Source excerpt -

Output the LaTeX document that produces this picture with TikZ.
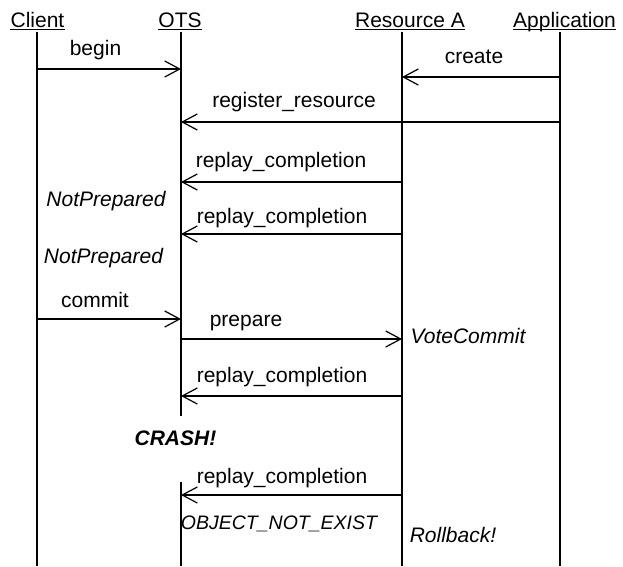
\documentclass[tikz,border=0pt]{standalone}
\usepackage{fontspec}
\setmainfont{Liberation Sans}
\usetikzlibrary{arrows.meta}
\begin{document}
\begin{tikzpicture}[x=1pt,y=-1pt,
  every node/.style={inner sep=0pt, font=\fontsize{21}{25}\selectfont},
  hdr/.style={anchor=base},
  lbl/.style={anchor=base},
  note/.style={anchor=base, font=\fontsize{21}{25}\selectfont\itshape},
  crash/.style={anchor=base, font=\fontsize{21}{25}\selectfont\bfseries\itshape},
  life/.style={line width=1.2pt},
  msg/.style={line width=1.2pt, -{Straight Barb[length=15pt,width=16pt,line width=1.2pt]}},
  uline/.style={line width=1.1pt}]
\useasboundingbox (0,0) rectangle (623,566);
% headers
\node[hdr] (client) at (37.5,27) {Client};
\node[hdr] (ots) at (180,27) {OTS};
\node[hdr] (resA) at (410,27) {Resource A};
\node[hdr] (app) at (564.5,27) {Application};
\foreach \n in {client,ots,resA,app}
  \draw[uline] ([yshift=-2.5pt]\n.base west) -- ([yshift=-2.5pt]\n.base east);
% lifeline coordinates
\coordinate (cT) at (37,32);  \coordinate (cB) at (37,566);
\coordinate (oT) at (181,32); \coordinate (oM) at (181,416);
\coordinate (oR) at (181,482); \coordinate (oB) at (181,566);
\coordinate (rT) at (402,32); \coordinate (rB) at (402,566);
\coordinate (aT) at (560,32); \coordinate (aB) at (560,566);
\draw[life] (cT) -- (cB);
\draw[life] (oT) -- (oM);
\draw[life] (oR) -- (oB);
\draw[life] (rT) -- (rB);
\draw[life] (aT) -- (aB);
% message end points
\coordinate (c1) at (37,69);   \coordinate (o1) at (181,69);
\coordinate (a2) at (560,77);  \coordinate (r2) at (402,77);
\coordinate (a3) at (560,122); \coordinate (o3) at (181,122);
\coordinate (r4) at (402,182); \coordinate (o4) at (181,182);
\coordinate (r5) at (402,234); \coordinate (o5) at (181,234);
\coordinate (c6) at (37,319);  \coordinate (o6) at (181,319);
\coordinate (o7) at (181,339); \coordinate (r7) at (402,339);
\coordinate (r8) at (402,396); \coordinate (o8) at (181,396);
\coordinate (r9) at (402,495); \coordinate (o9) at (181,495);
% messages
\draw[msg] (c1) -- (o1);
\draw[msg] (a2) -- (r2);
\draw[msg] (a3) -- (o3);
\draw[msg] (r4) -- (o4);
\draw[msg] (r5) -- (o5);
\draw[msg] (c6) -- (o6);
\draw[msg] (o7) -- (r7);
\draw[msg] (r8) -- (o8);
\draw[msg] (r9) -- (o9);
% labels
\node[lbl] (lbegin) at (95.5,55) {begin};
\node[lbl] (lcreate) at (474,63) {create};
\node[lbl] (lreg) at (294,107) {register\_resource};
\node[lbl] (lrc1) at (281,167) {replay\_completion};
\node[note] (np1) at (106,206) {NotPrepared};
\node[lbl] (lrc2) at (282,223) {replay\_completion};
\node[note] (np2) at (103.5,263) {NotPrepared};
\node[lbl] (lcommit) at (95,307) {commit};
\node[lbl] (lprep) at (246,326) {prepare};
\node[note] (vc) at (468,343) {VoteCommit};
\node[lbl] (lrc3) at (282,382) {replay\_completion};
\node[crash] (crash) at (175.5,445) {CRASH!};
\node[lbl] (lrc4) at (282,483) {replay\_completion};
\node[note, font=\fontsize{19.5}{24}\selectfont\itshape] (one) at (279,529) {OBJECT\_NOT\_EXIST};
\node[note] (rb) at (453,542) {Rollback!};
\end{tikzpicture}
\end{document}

Exercise requirements -
Print the listing above in full, exactly as written. Omit any pictures.

Response below -
Output the LaTeX document that produces this picture with TikZ.
\documentclass[tikz,border=0pt]{standalone}
\usepackage{fontspec}
\setmainfont{Liberation Sans}
\usetikzlibrary{arrows.meta}
\begin{document}
\begin{tikzpicture}[x=1pt,y=-1pt,
  every node/.style={inner sep=0pt, font=\fontsize{21}{25}\selectfont},
  hdr/.style={anchor=base},
  lbl/.style={anchor=base},
  note/.style={anchor=base, font=\fontsize{21}{25}\selectfont\itshape},
  crash/.style={anchor=base, font=\fontsize{21}{25}\selectfont\bfseries\itshape},
  life/.style={line width=1.2pt},
  msg/.style={line width=1.2pt, -{Straight Barb[length=15pt,width=16pt,line width=1.2pt]}},
  uline/.style={line width=1.1pt}]
\useasboundingbox (0,0) rectangle (623,566);
% headers
\node[hdr] (client) at (37.5,27) {Client};
\node[hdr] (ots) at (180,27) {OTS};
\node[hdr] (resA) at (410,27) {Resource A};
\node[hdr] (app) at (564.5,27) {Application};
\foreach \n in {client,ots,resA,app}
  \draw[uline] ([yshift=-2.5pt]\n.base west) -- ([yshift=-2.5pt]\n.base east);
% lifeline coordinates
\coordinate (cT) at (37,32);  \coordinate (cB) at (37,566);
\coordinate (oT) at (181,32); \coordinate (oM) at (181,416);
\coordinate (oR) at (181,482); \coordinate (oB) at (181,566);
\coordinate (rT) at (402,32); \coordinate (rB) at (402,566);
\coordinate (aT) at (560,32); \coordinate (aB) at (560,566);
\draw[life] (cT) -- (cB);
\draw[life] (oT) -- (oM);
\draw[life] (oR) -- (oB);
\draw[life] (rT) -- (rB);
\draw[life] (aT) -- (aB);
% message end points
\coordinate (c1) at (37,69);   \coordinate (o1) at (181,69);
\coordinate (a2) at (560,77);  \coordinate (r2) at (402,77);
\coordinate (a3) at (560,122); \coordinate (o3) at (181,122);
\coordinate (r4) at (402,182); \coordinate (o4) at (181,182);
\coordinate (r5) at (402,234); \coordinate (o5) at (181,234);
\coordinate (c6) at (37,319);  \coordinate (o6) at (181,319);
\coordinate (o7) at (181,339); \coordinate (r7) at (402,339);
\coordinate (r8) at (402,396); \coordinate (o8) at (181,396);
\coordinate (r9) at (402,495); \coordinate (o9) at (181,495);
% messages
\draw[msg] (c1) -- (o1);
\draw[msg] (a2) -- (r2);
\draw[msg] (a3) -- (o3);
\draw[msg] (r4) -- (o4);
\draw[msg] (r5) -- (o5);
\draw[msg] (c6) -- (o6);
\draw[msg] (o7) -- (r7);
\draw[msg] (r8) -- (o8);
\draw[msg] (r9) -- (o9);
% labels
\node[lbl] (lbegin) at (95.5,55) {begin};
\node[lbl] (lcreate) at (474,63) {create};
\node[lbl] (lreg) at (294,107) {register\_resource};
\node[lbl] (lrc1) at (281,167) {replay\_completion};
\node[note] (np1) at (106,206) {NotPrepared};
\node[lbl] (lrc2) at (282,223) {replay\_completion};
\node[note] (np2) at (103.5,263) {NotPrepared};
\node[lbl] (lcommit) at (95,307) {commit};
\node[lbl] (lprep) at (246,326) {prepare};
\node[note] (vc) at (468,343) {VoteCommit};
\node[lbl] (lrc3) at (282,382) {replay\_completion};
\node[crash] (crash) at (175.5,445) {CRASH!};
\node[lbl] (lrc4) at (282,483) {replay\_completion};
\node[note, font=\fontsize{19.5}{24}\selectfont\itshape] (one) at (279,529) {OBJECT\_NOT\_EXIST};
\node[note] (rb) at (453,542) {Rollback!};
\end{tikzpicture}
\end{document}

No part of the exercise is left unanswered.